As for the so-called Stretton bashing, I think I'm becoming weary of anyone who raises a question about the Royal Ballet's directorship is STRETTON BASHING!!! STRETTON BASHING!!!! (I know this isn't what you meant, dirac) -- that's more spin, to me. And we internalize spin, that's why they spin it. Every day a new story comes out about Enron. The news reports it, commentators comment on it. Is this Enron bashing?
Directors -- anyone -- should be given a chance. They should also be judged on their actions. It's a fine line. I don't believe that someone should be damned on the basis of a single program or policy -- especially if a program could have been interesting, but went awry, or a ballet was gotten for a particular dancer and the dancer were injured; that happens, and when people jump on a director in such instances, that often IS Maestro Bashing. But there are also things to watch, if one watches institutions. You either point them out as they go along, or, in five years, you sit back and wonder what happen and think how odd it was that it happened right under your nose.

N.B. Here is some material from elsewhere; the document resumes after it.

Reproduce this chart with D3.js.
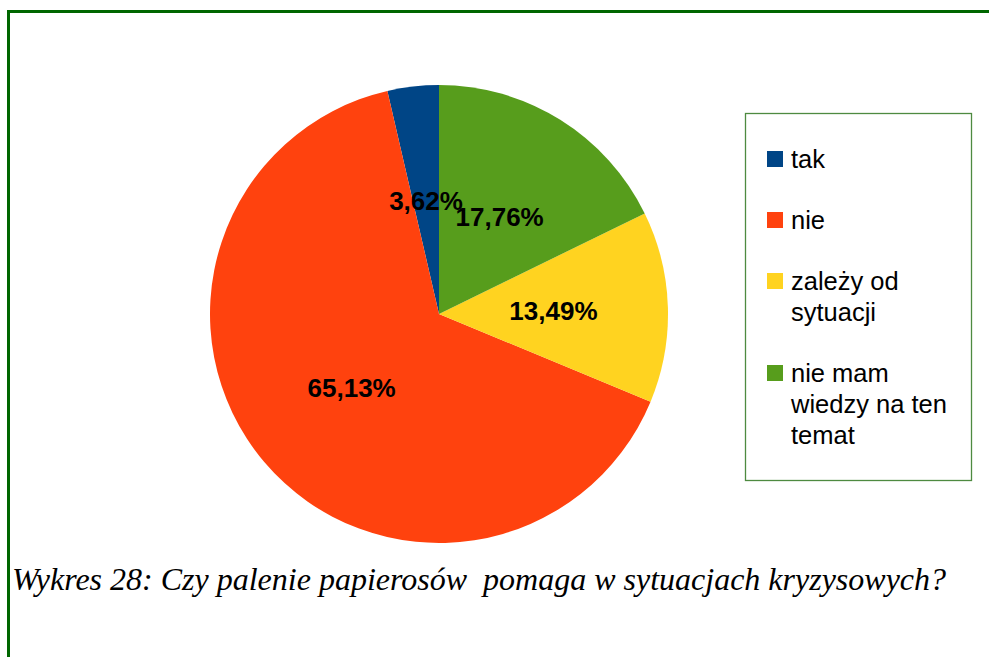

It's also useful to point out these things. If there's validity to them, and if a director is on a "learning curve," then the director may learn. I don't think the problems are because Stretton is a foreigner, but because he worked at companies that weren't venerable institutions geared to long-range thinking and preserving the ballets, and dancers. Fire everybody, bring in all new works, works just fine in some places, and in other places, people will say, "Hang on. What do you think you're doing?" If the British press doesn't question it, then this season will be a template.